* RECORD LIST
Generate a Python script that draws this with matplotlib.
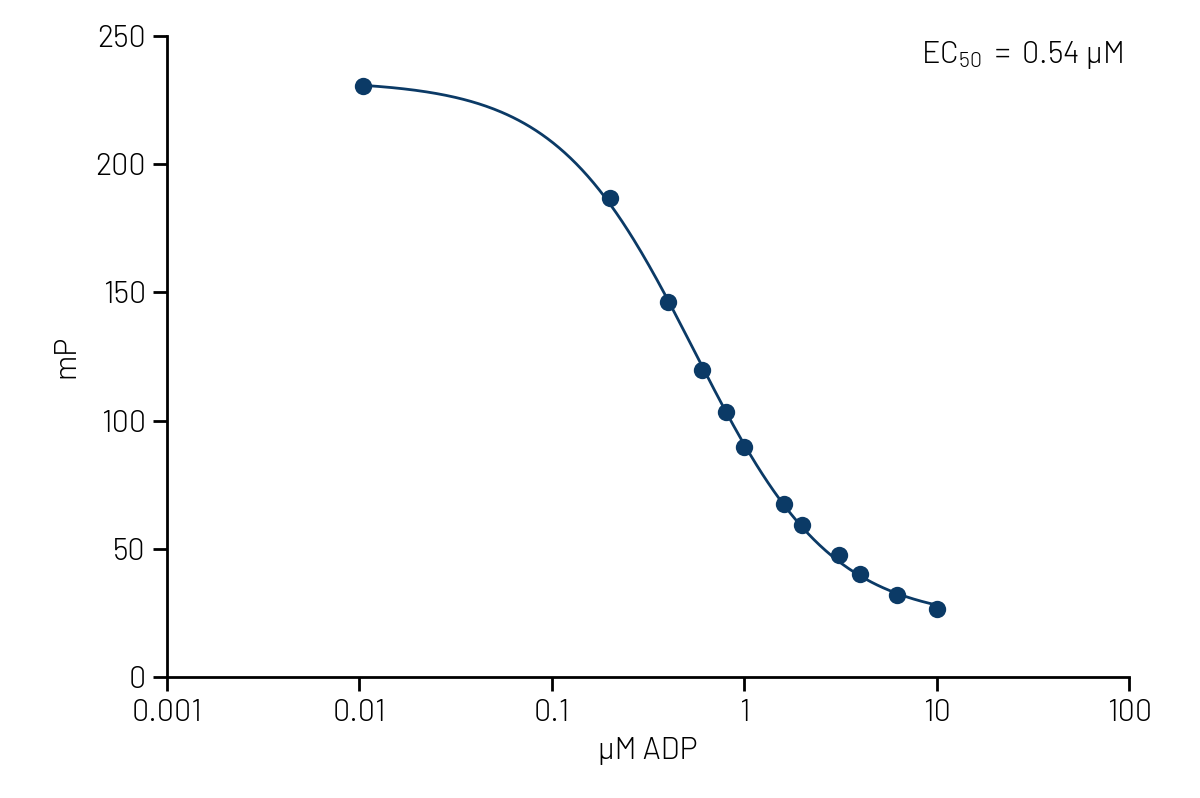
import numpy as np
import matplotlib
matplotlib.use('Agg')
import matplotlib.pyplot as plt

# data
adp_um = [0.0105, 0.2, 0.4, 0.6, 0.8, 1.0, 1.6, 2.0, 3.1, 4.0, 6.25, 10.0]
mp = [230.5, 186.8, 146.3, 119.7, 103.4, 89.7, 67.5, 59.3, 47.6, 40.2, 32.0, 26.5]

x_ticks = [0.001, 0.01, 0.1, 1, 10, 100]
x_ticklabels = ['0.001', '0.01', '0.1', '1', '10', '100']
y_ticks = [0, 50, 100, 150, 200, 250]
ec50_label = '0.54'

NAVY = '#0b3a66'
FONT = ['Barlow', 'Roboto', 'DejaVu Sans']


def fit_4pl(x, y):
    # grid over hill / ec50, top and bottom by linear least squares
    x = np.asarray(x); y = np.asarray(y)
    best = None
    for h in np.linspace(0.6, 2.0, 141):
        for c in np.logspace(-1, 0.3, 131):
            f = 1.0 / (1.0 + (x / c) ** h)
            A = np.column_stack([np.ones_like(f), f])
            coef, *_ = np.linalg.lstsq(A, y, rcond=None)
            sse = np.sum((A @ coef - y) ** 2)
            if best is None or sse < best[0]:
                best = (sse, coef[0], coef[0] + coef[1], c, h)
    return best[1:]


bottom, top, ec50, hill = fit_4pl(adp_um, mp)

plt.rcParams['font.family'] = FONT
plt.rcParams['font.weight'] = 300
plt.rcParams['axes.labelweight'] = 300
plt.rcParams['mathtext.fontset'] = 'custom'
plt.rcParams['mathtext.rm'] = 'Barlow:light'
plt.rcParams['mathtext.default'] = 'regular'

FS = 22

fig = plt.figure(figsize=(12, 7.98), dpi=100)
ax = fig.add_axes([0.139, 0.1516, 0.802, 0.8033])

xs = np.logspace(np.log10(adp_um[0]), np.log10(adp_um[-1]), 300)
ys = bottom + (top - bottom) / (1 + (xs / ec50) ** hill)
ax.plot(xs, ys, color=NAVY, lw=2)
ax.plot(adp_um, mp, 'o', color=NAVY, ms=12.5, mec='none')

ax.set_xscale('log')
ax.set_xlim(0.001, 100)
ax.set_ylim(0, 250)
ax.set_xticks(x_ticks)
ax.set_xticklabels(x_ticklabels)
ax.set_yticks(y_ticks)
ax.minorticks_off()
ax.tick_params(direction='out', length=10, width=2, labelsize=FS)
ax.tick_params(axis='x', pad=6)
ax.tick_params(axis='y', pad=5)

for s in ['top', 'right']:
    ax.spines[s].set_visible(False)
for s in ['left', 'bottom']:
    ax.spines[s].set_linewidth(2)

ax.set_xlabel('µM ADP', fontsize=FS, labelpad=7)
ax.set_ylabel('mP', fontsize=FS, labelpad=11)

ax.text(0.993, 0.995, r'EC$_{50}$ $=$ ' + ec50_label + ' µM', transform=ax.transAxes,
        ha='right', va='top', fontsize=FS)

fig.savefig('out.png', dpi=100)
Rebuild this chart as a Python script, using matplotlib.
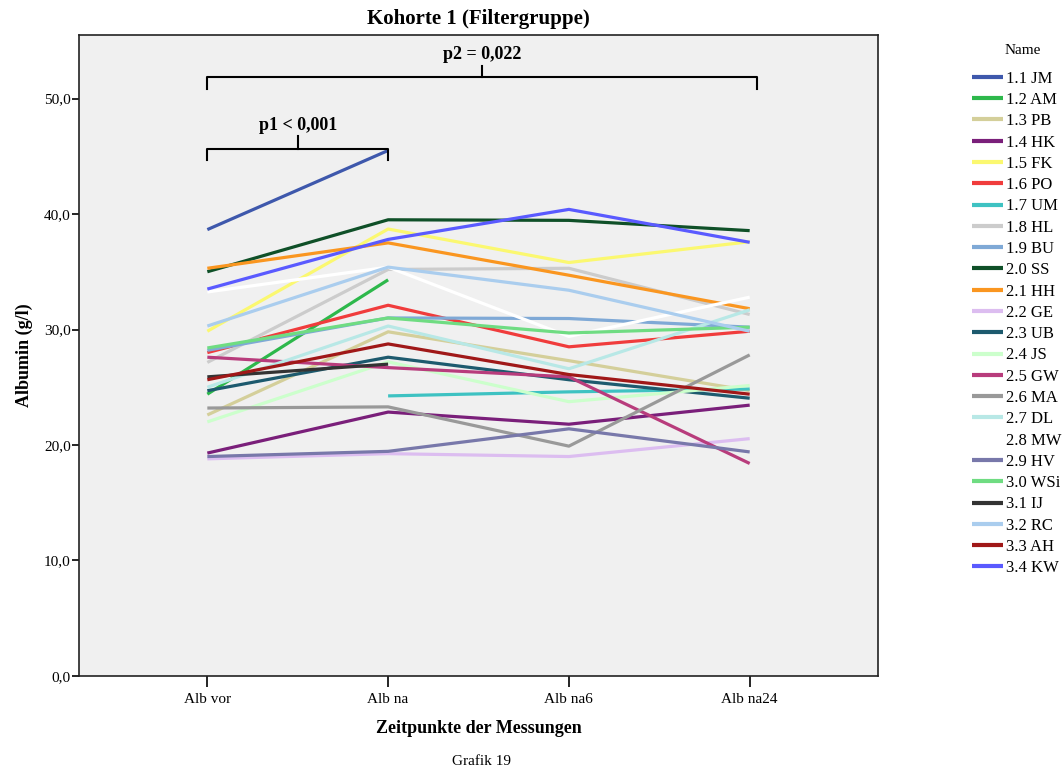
import numpy as np
import matplotlib
matplotlib.use("Agg")
import matplotlib.pyplot as plt

plt.rcParams['font.family'] = ['Liberation Serif', 'DejaVu Serif']

nan = np.nan

timepoints = ['Alb vor', 'Alb na', 'Alb na6', 'Alb na24']

# Albumin (g/l) per patient at the four measurement times
names = ['1.1 JM', '1.2 AM', '1.3 PB', '1.4 HK', '1.5 FK', '1.6 PO', '1.7 UM',
         '1.8 HL', '1.9 BU', '2.0 SS', '2.1 HH', '2.2 GE', '2.3 UB', '2.4 JS',
         '2.5 GW', '2.6 MA', '2.7 DL', '2.8 MW', '2.9 HV', '3.0 WSi', '3.1 IJ',
         '3.2 RC', '3.3 AH', '3.4 KW']

jm = [38.65, 45.5, nan, nan]
am = [24.4, 34.3, nan, nan]
pb = [22.6, 29.8, 27.3, 24.7]
hk = [19.3, 22.85, 21.8, 23.45]
fk = [29.85, 38.7, 35.8, 37.6]
po = [28.0, 32.1, 28.5, 29.85]
um = [nan, 24.25, 24.6, 24.85]
hl = [27.15, 35.2, 35.3, 31.3]
bu = [28.2, 31.0, 30.95, 30.2]
ss = [35.0, 39.5, 39.45, 38.56]
hh = [35.3, 37.5, 34.7, 31.8]
ge = [18.8, 19.25, 19.0, 20.55]
ub = [24.7, 27.6, 25.65, 24.05]
js = [22.0, 27.2, 23.75, 25.15]
gw = [27.6, 26.7, 25.9, 18.4]
ma = [23.2, 23.3, 19.9, 27.8]
dl = [25.0, 30.3, 26.6, 31.7]
mw = [33.25, 35.4, 29.4, 32.8]
hv = [19.0, 19.45, 21.4, 19.4]
wsi = [28.4, 31.0, 29.7, 30.2]
ij = [25.9, 27.0, nan, nan]
rc = [30.3, 35.4, 33.4, 29.85]
ah = [25.65, 28.75, 26.1, 24.4]
kw = [33.5, 37.8, 40.4, 37.55]

series = [jm, am, pb, hk, fk, po, um, hl, bu, ss, hh, ge, ub, js, gw, ma,
          dl, mw, hv, wsi, ij, rc, ah, kw]

colors = ['#3e58ac', '#2db84b', '#d4cf9a', '#7a1f7a', '#fbf870', '#f03c3c',
          '#3ec2c2', '#cccccc', '#7fa9d6', '#0f5028', '#fa9620', '#dcbdf0',
          '#1d5a6e', '#ccffcc', '#b83c7c', '#999999', '#b8e8e6', '#ffffff',
          '#7878aa', '#6fdc82', '#333333', '#aacdee', '#a01818', '#5a5aff']

fig = plt.figure(figsize=(10.63, 7.76), dpi=100)
ax = fig.add_axes([0.0743, 0.1289, 0.7517, 0.826])
ax.set_facecolor('#f0f0f0')

x = np.arange(len(timepoints))
for name, vals, c in zip(names, series, colors):
    ax.plot(x, vals, color=c, lw=2.3, label=name, solid_capstyle='butt')

ax.set_xlim(-0.71, 3.71)
ax.set_ylim(0, 55.5)
ax.set_yticks(np.arange(0, 51, 10))
ax.set_yticklabels([f"{v:.1f}".replace('.', ',') for v in np.arange(0, 51, 10)],
                   fontsize=11)
ax.set_xticks(x)
ax.set_xticklabels(timepoints, fontsize=11)
ax.tick_params(axis='y', length=5, width=1.2, direction='out', pad=1)
ax.tick_params(axis='x', length=8, width=1.2, direction='out', pad=4)
for s in ax.spines.values():
    s.set_linewidth(1.2)
    s.set_color('#222222')

ax.set_title('Kohorte 1 (Filtergruppe)', fontsize=15, fontweight='bold', pad=8)
ax.set_ylabel('Albumin (g/l)', fontsize=13, fontweight='bold', labelpad=8)
ax.set_xlabel('Zeitpunkte der Messungen', fontsize=13, fontweight='bold', labelpad=10)
fig.text(0.4525, 0.0193, 'Grafik 19', ha='center', va='center', fontsize=11)

# significance brackets
def bracket(x0, x1, y, drop, tick, text, ty):
    ax.plot([x0, x0, x1, x1], [y - drop, y, y, y - drop], color='black', lw=1.5,
            clip_on=False)
    xm = (x0 + x1) / 2
    ax.plot([xm, xm], [y, y + tick], color='black', lw=1.5, clip_on=False)
    ax.text(xm, ty, text, ha='center', va='center', fontsize=13, fontweight='bold')

bracket(0, 1, 45.67, 1.0, 1.1, 'p1 < 0,001', 47.7)
bracket(0, 3.04, 51.9, 1.05, 0.9, 'p2 = 0,022', 53.8)

# legend, title placed separately above the entries
fig.text(0.9624, 0.9345, 'Name', ha='center', va='center', fontsize=11)
leg = ax.legend(loc='upper left', bbox_to_anchor=(0.908, 0.9175),
                bbox_transform=fig.transFigure, frameon=False, fontsize=12,
                handlelength=1.86, handletextpad=0.18, labelspacing=0.317,
                borderaxespad=0)
for line in leg.get_lines():
    line.set_linewidth(3)

fig.savefig('out.png', dpi=100)
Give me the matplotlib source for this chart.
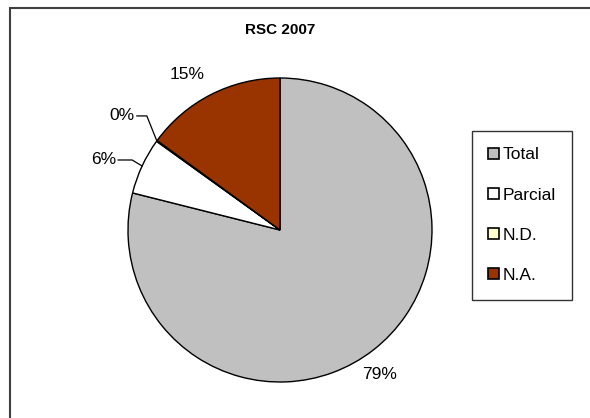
import numpy as np
import matplotlib.pyplot as plt
from matplotlib.patches import Rectangle

# datos del grafico
labels = ['Total', 'Parcial', 'N.D.', 'N.A.']
values = [79, 6, 0.1, 15]
pct_text = ['79%', '6%', '0%', '15%']
colors = ['#C0C0C0', '#FFFFFF', '#FFFFCC', '#993300']

plt.rcParams['font.family'] = ['Liberation Sans', 'DejaVu Sans']

W, H = 590, 418
fig = plt.figure(figsize=(W / 100, H / 100), dpi=100)
ax = fig.add_axes([0, 0, 1, 1])

cx, cy, r = 280, H - 230, 152
wedges, _ = ax.pie(values, colors=colors, startangle=90, counterclock=False,
                   center=(cx, cy), radius=r,
                   wedgeprops=dict(edgecolor='black', linewidth=1.0))
ax.set_xlim(0, W)
ax.set_ylim(0, H)
ax.set_aspect('equal')
ax.axis('off')

# borde del area del grafico
ax.add_patch(Rectangle((10, -20), W, H - 8 + 20, fill=False,
                       edgecolor='#404040', linewidth=1.5))

ax.text(cx, H - 30, 'RSC 2007', ha='center', va='center',
        fontsize=11, fontweight='bold')

def edge_point(w, f=1.0):
    ang = np.deg2rad((w.theta1 + w.theta2) / 2)
    return cx + r * f * np.cos(ang), cy + r * f * np.sin(ang)

# 79% y 15% directamente fuera del sector
for i, nx, ny in ((0, -8, -7), (3, -14, 0)):
    x, y = edge_point(wedges[i], 1.15)
    ax.text(x + nx, y + ny, pct_text[i], ha='center', va='center', fontsize=12.5)

# 6% y 0% con linea guia
for i, dx, dy in ((1, -28, 6), (2, -24, 25)):
    x0, y0 = edge_point(wedges[i])
    xk, yk = x0 - 10, y0 + dy
    ax.plot([x0, xk, xk + dx + 14], [y0, yk, yk], color='black', linewidth=0.9)
    ax.text(xk + dx + 12, yk, pct_text[i], ha='right', va='center', fontsize=12.5)

leg = ax.legend(wedges, labels, loc='upper left',
                bbox_to_anchor=(472 / W, 1 - 131 / H), frameon=True,
                fancybox=False, edgecolor='black', fontsize=12.5,
                handlelength=0.6, handleheight=0.6, handletextpad=0.2,
                labelspacing=1.45, borderpad=0.95, borderaxespad=0)
leg.get_frame().set_linewidth(1.0)
for h in leg.legend_handles:
    h.set_linewidth(1.2)

fig.savefig('out.png', dpi=100, facecolor='white')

* EXERCISE INSTRUCTIONS
Reproduce only the lines running from the beginning of the entries above to the line holding "40.2, 32.0, 26.5]", inclusive. Pictures stay out of the copy.

* FINAL RESULT
Generate a Python script that draws this with matplotlib.
import numpy as np
import matplotlib
matplotlib.use('Agg')
import matplotlib.pyplot as plt

# data
adp_um = [0.0105, 0.2, 0.4, 0.6, 0.8, 1.0, 1.6, 2.0, 3.1, 4.0, 6.25, 10.0]
mp = [230.5, 186.8, 146.3, 119.7, 103.4, 89.7, 67.5, 59.3, 47.6, 40.2, 32.0, 26.5]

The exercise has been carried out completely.